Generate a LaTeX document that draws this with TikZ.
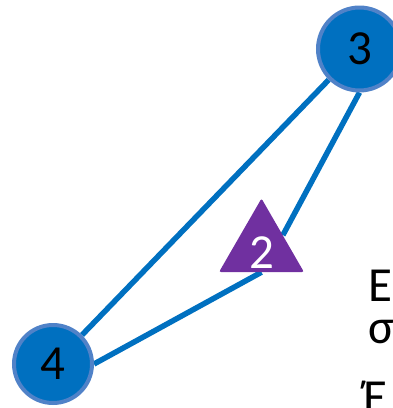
\documentclass[tikz,border=0pt]{standalone}
\usepackage{fontspec}
\setmainfont{Carlito}
\usetikzlibrary{shapes.geometric,backgrounds}
\definecolor{nodeblue}{RGB}{0,112,192}
\definecolor{rimblue}{RGB}{80,130,200}
\definecolor{tripurple}{RGB}{112,48,160}
\tikzset{
  bigtext/.style={font=\fontsize{49}{42}\selectfont},
  vertex/.style={circle,fill=nodeblue,draw=rimblue,line width=4pt,inner sep=0pt,bigtext,text=black},
  trinode/.style={regular polygon,regular polygon sides=3,fill=tripurple,minimum size=98pt,inner sep=0pt,rounded corners=2pt},
  trilabel/.style={bigtext,text=white,inner sep=0pt},
  edge/.style={draw=nodeblue,line width=5.5pt},
  sidetext/.style={bigtext,text=black,anchor=base west,inner sep=0pt,align=left}
}
\begin{document}
\begin{tikzpicture}[x=1pt,y=-1pt]
\useasboundingbox (0,0) rectangle (393,408);
\clip (0,0) rectangle (393,408);
\node[vertex,minimum size=83pt] (n3) at (359.5,49) {3};
\node[vertex,minimum size=78pt] (n4) at (53,364) {4};
\node[trinode] (t2) at (261.5,247.5) {};
\node[trilabel] (t2text) at (261.5,252.5) {2};
\begin{pgfonlayer}{background}
\draw[edge] (n3.south west) -- (n4.north east);
\draw[edge] (n3.south) -- (t2.side 3);
\draw[edge] (t2.side 2) -- (n4.east);
\end{pgfonlayer}
\node[sidetext] (side) at (368,413) {Ε\\σ\\[28pt]\hspace*{-5pt}Έ};
\end{tikzpicture}
\end{document}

Goal
Give the material again exactly as it is, but keep the pictures out.

Result below
Generate a LaTeX document that draws this with TikZ.
\documentclass[tikz,border=0pt]{standalone}
\usepackage{fontspec}
\setmainfont{Carlito}
\usetikzlibrary{shapes.geometric,backgrounds}
\definecolor{nodeblue}{RGB}{0,112,192}
\definecolor{rimblue}{RGB}{80,130,200}
\definecolor{tripurple}{RGB}{112,48,160}
\tikzset{
  bigtext/.style={font=\fontsize{49}{42}\selectfont},
  vertex/.style={circle,fill=nodeblue,draw=rimblue,line width=4pt,inner sep=0pt,bigtext,text=black},
  trinode/.style={regular polygon,regular polygon sides=3,fill=tripurple,minimum size=98pt,inner sep=0pt,rounded corners=2pt},
  trilabel/.style={bigtext,text=white,inner sep=0pt},
  edge/.style={draw=nodeblue,line width=5.5pt},
  sidetext/.style={bigtext,text=black,anchor=base west,inner sep=0pt,align=left}
}
\begin{document}
\begin{tikzpicture}[x=1pt,y=-1pt]
\useasboundingbox (0,0) rectangle (393,408);
\clip (0,0) rectangle (393,408);
\node[vertex,minimum size=83pt] (n3) at (359.5,49) {3};
\node[vertex,minimum size=78pt] (n4) at (53,364) {4};
\node[trinode] (t2) at (261.5,247.5) {};
\node[trilabel] (t2text) at (261.5,252.5) {2};
\begin{pgfonlayer}{background}
\draw[edge] (n3.south west) -- (n4.north east);
\draw[edge] (n3.south) -- (t2.side 3);
\draw[edge] (t2.side 2) -- (n4.east);
\end{pgfonlayer}
\node[sidetext] (side) at (368,413) {Ε\\σ\\[28pt]\hspace*{-5pt}Έ};
\end{tikzpicture}
\end{document}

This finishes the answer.